--- START RECORD EXCERPTS ---
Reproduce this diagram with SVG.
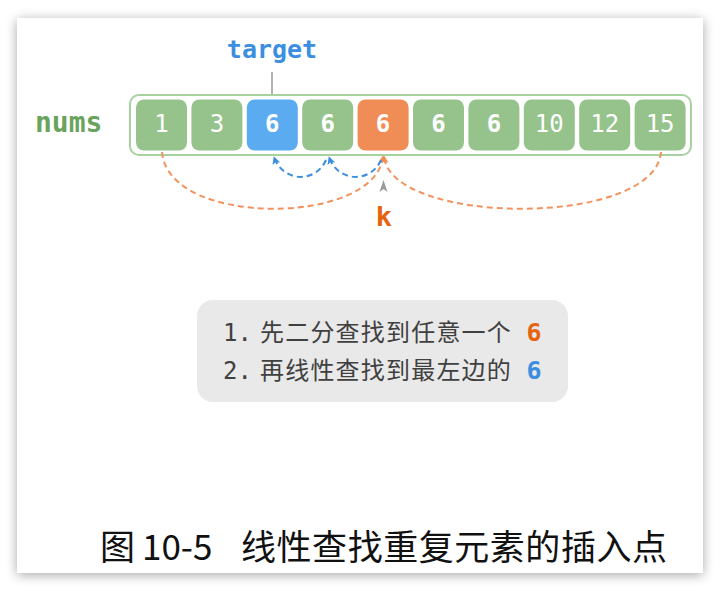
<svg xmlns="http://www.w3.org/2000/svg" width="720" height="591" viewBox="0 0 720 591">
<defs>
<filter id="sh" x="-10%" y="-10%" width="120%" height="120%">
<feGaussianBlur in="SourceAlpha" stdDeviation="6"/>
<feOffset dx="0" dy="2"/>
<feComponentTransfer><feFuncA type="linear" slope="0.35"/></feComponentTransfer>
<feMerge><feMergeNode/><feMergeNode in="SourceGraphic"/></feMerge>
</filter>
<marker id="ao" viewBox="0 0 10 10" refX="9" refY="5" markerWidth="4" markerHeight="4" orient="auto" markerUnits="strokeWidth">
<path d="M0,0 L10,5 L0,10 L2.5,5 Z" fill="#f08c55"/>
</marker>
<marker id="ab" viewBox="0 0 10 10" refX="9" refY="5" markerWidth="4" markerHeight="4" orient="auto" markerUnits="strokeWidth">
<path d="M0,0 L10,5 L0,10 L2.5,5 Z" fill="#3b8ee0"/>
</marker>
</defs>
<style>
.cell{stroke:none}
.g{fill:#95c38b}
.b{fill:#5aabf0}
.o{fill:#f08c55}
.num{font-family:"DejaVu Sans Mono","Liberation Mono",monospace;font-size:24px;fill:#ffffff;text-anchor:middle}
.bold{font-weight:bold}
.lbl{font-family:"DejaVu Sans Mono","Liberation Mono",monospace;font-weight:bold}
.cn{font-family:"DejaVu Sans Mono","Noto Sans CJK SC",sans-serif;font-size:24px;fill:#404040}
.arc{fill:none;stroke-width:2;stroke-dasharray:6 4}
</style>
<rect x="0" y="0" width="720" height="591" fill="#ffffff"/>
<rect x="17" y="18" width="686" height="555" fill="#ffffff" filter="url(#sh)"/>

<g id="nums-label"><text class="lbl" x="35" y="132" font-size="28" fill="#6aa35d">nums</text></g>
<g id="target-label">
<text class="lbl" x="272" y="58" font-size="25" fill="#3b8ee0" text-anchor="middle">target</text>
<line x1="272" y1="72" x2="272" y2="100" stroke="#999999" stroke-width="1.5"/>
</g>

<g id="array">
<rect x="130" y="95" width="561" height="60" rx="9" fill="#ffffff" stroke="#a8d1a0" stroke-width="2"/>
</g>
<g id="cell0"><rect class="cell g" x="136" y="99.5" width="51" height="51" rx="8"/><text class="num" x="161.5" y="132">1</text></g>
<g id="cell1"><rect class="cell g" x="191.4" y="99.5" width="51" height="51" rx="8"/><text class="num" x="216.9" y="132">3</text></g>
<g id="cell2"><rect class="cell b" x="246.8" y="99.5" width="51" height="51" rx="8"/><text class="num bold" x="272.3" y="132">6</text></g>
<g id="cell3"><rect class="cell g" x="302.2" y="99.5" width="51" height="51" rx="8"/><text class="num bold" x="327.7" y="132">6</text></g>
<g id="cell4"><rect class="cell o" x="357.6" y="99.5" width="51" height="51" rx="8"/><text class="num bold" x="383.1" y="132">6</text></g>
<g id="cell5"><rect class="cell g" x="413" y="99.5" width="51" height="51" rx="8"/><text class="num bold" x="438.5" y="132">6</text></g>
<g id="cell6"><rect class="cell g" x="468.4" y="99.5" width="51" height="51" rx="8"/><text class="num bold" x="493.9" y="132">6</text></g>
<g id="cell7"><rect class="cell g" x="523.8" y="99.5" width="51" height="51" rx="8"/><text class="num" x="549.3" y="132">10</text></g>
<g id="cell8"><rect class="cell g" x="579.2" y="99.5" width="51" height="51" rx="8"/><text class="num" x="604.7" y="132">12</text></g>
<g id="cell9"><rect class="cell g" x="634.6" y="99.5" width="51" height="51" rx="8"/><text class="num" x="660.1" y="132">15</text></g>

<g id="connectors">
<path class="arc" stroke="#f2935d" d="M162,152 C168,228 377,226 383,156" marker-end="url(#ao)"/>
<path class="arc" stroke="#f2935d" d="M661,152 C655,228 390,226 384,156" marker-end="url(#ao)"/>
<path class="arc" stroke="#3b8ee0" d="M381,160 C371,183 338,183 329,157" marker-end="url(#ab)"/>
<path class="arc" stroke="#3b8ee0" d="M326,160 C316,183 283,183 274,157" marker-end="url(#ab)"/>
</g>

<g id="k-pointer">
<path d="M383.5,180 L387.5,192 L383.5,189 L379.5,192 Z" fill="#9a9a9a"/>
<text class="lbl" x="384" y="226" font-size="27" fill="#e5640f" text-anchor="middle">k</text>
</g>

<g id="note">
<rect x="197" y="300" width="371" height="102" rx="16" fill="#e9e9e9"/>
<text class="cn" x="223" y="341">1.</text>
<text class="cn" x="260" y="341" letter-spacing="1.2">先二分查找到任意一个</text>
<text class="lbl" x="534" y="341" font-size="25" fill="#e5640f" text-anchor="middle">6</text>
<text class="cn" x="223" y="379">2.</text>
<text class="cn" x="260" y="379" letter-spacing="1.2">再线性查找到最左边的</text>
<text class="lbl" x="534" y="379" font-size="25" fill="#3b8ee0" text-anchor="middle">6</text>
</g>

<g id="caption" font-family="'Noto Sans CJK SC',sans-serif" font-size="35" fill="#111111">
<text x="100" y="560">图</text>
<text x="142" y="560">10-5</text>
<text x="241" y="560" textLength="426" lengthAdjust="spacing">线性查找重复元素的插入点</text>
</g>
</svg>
--- END RECORD EXCERPTS ---
--- START RECORD EXCERPTS ---
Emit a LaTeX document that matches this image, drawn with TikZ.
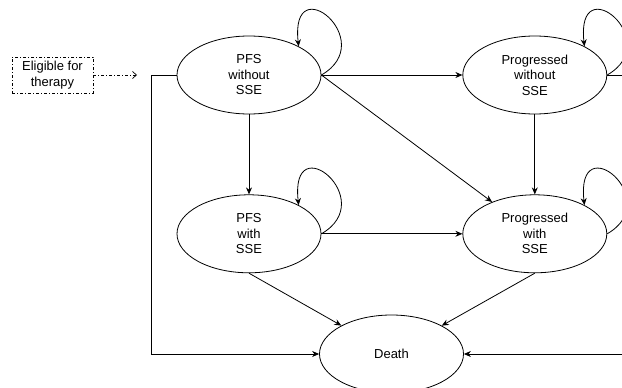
--- END RECORD EXCERPTS ---
--- START RECORD EXCERPTS ---
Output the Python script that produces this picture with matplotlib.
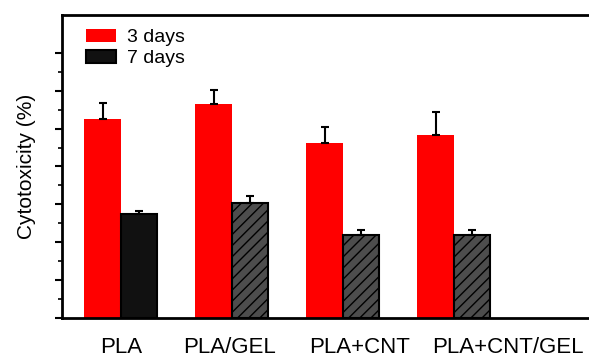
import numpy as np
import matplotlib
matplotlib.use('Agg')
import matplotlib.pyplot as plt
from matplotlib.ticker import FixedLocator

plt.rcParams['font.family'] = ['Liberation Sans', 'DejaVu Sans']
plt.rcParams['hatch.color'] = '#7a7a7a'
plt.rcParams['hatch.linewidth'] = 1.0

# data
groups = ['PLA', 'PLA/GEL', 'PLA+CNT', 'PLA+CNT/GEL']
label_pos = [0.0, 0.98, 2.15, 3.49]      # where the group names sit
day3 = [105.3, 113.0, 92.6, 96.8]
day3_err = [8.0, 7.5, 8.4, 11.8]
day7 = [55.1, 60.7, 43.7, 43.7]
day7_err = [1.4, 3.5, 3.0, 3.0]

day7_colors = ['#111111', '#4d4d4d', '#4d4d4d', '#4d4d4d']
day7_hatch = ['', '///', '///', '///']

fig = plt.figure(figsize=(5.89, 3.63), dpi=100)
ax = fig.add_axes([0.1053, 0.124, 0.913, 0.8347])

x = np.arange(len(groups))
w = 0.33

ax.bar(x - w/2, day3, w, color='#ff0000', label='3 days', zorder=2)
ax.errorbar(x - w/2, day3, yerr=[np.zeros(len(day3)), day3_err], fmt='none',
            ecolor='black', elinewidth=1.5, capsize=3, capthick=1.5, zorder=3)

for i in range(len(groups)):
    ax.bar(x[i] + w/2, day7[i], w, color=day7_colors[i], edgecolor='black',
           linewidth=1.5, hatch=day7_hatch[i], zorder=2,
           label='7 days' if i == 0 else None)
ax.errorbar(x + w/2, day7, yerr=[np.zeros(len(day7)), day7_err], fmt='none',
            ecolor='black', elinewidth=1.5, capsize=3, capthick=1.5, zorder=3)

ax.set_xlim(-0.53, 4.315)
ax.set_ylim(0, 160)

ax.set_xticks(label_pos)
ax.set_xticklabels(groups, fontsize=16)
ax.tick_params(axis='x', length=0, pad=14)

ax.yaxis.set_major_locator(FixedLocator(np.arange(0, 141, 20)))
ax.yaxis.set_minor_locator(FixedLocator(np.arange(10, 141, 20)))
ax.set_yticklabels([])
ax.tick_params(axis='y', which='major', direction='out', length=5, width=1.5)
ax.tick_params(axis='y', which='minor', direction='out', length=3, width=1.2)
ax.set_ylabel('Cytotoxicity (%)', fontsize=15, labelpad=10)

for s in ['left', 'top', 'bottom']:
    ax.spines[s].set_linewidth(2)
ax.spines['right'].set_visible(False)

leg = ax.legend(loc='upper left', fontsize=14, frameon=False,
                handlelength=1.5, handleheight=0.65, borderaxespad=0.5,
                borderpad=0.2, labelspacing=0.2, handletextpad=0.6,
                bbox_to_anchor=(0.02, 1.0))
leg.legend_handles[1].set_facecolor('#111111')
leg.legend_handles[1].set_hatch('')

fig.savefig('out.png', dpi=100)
--- END RECORD EXCERPTS ---
→ **EXERCISE DETAILS**: Report how many lines in the listing above include the word "with". Give nothing but the number.

→ **TASK OUTPUT**: 3